* GIVEN PROBLEM *
Skip the pictures. Set down, word for word, the lines from the start of the material up to and including the line with "(0pt,0pt) rectangle (451pt,435pt);".

* DATASET EXTRACT *
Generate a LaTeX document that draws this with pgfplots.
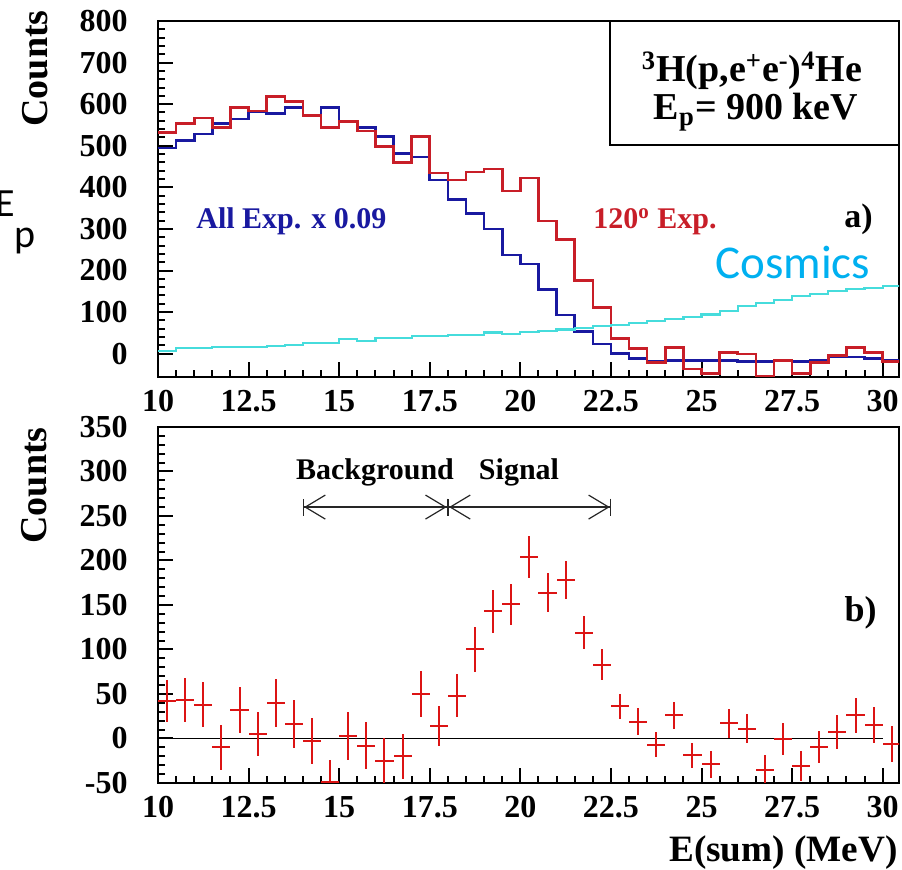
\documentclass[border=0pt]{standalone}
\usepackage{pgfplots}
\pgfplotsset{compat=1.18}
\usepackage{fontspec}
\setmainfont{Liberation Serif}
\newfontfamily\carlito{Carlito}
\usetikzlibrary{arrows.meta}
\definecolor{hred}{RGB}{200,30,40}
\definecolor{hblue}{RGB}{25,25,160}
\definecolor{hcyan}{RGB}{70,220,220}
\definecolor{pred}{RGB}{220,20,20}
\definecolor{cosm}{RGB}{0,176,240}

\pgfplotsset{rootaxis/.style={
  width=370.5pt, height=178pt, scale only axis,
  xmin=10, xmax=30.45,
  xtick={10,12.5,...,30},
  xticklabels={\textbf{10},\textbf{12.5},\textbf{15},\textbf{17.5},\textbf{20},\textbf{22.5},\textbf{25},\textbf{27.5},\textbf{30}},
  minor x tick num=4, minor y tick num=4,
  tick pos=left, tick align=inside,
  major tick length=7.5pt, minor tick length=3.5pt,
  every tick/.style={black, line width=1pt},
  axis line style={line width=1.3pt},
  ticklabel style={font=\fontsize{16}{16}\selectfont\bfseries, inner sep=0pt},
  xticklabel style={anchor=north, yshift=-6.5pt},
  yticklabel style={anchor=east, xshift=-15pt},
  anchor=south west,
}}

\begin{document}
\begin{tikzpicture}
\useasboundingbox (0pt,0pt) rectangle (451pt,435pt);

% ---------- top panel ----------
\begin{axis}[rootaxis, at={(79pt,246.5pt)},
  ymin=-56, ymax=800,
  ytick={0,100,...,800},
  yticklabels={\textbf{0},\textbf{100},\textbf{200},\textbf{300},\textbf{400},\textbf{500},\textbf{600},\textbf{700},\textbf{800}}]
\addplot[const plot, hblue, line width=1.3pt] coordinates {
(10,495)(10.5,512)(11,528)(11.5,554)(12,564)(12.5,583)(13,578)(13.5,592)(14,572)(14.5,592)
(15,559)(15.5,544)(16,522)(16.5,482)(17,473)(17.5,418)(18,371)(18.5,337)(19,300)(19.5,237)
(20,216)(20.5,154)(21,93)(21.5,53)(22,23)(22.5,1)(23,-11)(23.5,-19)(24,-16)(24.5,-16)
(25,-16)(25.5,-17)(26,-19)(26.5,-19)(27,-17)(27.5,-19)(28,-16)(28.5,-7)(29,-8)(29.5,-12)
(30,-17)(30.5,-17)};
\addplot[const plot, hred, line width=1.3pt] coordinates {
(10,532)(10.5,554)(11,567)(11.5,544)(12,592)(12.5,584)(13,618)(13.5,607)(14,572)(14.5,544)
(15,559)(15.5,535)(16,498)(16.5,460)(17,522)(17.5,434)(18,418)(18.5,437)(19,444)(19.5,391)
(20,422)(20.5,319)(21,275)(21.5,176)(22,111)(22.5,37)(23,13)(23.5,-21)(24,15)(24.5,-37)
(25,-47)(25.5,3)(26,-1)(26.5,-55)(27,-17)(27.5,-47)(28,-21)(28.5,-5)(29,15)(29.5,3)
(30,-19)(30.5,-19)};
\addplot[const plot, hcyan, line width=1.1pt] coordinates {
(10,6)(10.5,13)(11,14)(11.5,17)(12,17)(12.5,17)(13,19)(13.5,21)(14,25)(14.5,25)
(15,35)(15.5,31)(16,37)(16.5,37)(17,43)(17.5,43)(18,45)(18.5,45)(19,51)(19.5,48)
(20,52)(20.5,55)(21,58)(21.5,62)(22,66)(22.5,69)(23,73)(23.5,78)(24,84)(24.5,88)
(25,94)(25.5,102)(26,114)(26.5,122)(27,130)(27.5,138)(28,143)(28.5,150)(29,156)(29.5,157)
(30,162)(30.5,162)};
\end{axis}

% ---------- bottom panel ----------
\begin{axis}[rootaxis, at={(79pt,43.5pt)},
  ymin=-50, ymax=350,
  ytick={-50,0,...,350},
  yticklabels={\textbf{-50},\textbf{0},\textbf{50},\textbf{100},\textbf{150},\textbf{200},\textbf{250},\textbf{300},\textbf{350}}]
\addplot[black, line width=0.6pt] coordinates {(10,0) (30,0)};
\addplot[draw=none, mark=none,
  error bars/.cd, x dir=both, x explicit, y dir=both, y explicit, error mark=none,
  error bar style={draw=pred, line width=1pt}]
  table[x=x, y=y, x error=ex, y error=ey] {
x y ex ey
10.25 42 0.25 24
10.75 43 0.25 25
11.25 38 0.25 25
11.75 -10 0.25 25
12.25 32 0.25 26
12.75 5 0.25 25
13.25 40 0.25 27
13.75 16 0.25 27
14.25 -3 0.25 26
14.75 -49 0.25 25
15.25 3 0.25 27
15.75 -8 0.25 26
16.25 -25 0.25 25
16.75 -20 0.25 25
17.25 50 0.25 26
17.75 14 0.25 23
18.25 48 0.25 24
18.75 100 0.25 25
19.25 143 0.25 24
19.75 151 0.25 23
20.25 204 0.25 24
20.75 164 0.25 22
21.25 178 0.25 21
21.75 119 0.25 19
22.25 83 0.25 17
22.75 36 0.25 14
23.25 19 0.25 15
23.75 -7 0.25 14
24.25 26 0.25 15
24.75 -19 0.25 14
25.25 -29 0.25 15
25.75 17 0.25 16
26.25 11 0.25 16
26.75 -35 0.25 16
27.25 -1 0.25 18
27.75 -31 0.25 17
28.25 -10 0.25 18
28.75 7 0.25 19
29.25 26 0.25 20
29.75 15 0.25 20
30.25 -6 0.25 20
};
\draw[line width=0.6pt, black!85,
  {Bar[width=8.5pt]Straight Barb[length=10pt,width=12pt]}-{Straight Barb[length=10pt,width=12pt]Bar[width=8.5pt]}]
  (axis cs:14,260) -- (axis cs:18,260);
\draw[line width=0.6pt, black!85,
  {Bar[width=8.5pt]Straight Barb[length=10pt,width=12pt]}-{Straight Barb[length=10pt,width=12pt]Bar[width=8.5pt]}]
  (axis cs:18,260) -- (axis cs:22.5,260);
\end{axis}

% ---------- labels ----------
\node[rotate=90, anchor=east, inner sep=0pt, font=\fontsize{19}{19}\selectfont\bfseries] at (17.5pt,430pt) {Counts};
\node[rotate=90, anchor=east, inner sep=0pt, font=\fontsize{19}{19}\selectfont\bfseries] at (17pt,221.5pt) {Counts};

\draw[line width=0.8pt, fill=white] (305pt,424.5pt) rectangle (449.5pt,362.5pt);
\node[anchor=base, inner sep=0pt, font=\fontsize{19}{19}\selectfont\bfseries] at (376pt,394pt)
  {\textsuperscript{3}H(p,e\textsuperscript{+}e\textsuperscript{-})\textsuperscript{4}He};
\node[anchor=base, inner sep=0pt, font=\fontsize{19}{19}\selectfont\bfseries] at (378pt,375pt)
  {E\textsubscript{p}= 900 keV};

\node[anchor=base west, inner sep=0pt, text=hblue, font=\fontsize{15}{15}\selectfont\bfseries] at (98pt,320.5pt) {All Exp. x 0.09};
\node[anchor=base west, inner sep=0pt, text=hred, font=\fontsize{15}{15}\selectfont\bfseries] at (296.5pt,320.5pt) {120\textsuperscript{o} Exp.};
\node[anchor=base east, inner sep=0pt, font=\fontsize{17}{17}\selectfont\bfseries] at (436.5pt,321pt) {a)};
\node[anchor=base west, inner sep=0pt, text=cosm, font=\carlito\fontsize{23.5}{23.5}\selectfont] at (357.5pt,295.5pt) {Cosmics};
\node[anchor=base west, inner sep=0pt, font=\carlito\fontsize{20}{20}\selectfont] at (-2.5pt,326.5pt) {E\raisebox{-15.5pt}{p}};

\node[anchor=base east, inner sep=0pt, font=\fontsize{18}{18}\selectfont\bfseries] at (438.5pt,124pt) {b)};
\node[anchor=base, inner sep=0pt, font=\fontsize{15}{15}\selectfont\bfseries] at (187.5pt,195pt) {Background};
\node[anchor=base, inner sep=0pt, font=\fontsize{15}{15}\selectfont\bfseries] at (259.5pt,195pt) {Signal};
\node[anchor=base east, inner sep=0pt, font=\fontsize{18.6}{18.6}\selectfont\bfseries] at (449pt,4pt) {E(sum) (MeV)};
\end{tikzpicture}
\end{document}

* RESULT BELOW *
Generate a LaTeX document that draws this with pgfplots.
\documentclass[border=0pt]{standalone}
\usepackage{pgfplots}
\pgfplotsset{compat=1.18}
\usepackage{fontspec}
\setmainfont{Liberation Serif}
\newfontfamily\carlito{Carlito}
\usetikzlibrary{arrows.meta}
\definecolor{hred}{RGB}{200,30,40}
\definecolor{hblue}{RGB}{25,25,160}
\definecolor{hcyan}{RGB}{70,220,220}
\definecolor{pred}{RGB}{220,20,20}
\definecolor{cosm}{RGB}{0,176,240}

\pgfplotsset{rootaxis/.style={
  width=370.5pt, height=178pt, scale only axis,
  xmin=10, xmax=30.45,
  xtick={10,12.5,...,30},
  xticklabels={\textbf{10},\textbf{12.5},\textbf{15},\textbf{17.5},\textbf{20},\textbf{22.5},\textbf{25},\textbf{27.5},\textbf{30}},
  minor x tick num=4, minor y tick num=4,
  tick pos=left, tick align=inside,
  major tick length=7.5pt, minor tick length=3.5pt,
  every tick/.style={black, line width=1pt},
  axis line style={line width=1.3pt},
  ticklabel style={font=\fontsize{16}{16}\selectfont\bfseries, inner sep=0pt},
  xticklabel style={anchor=north, yshift=-6.5pt},
  yticklabel style={anchor=east, xshift=-15pt},
  anchor=south west,
}}

\begin{document}
\begin{tikzpicture}
\useasboundingbox (0pt,0pt) rectangle (451pt,435pt);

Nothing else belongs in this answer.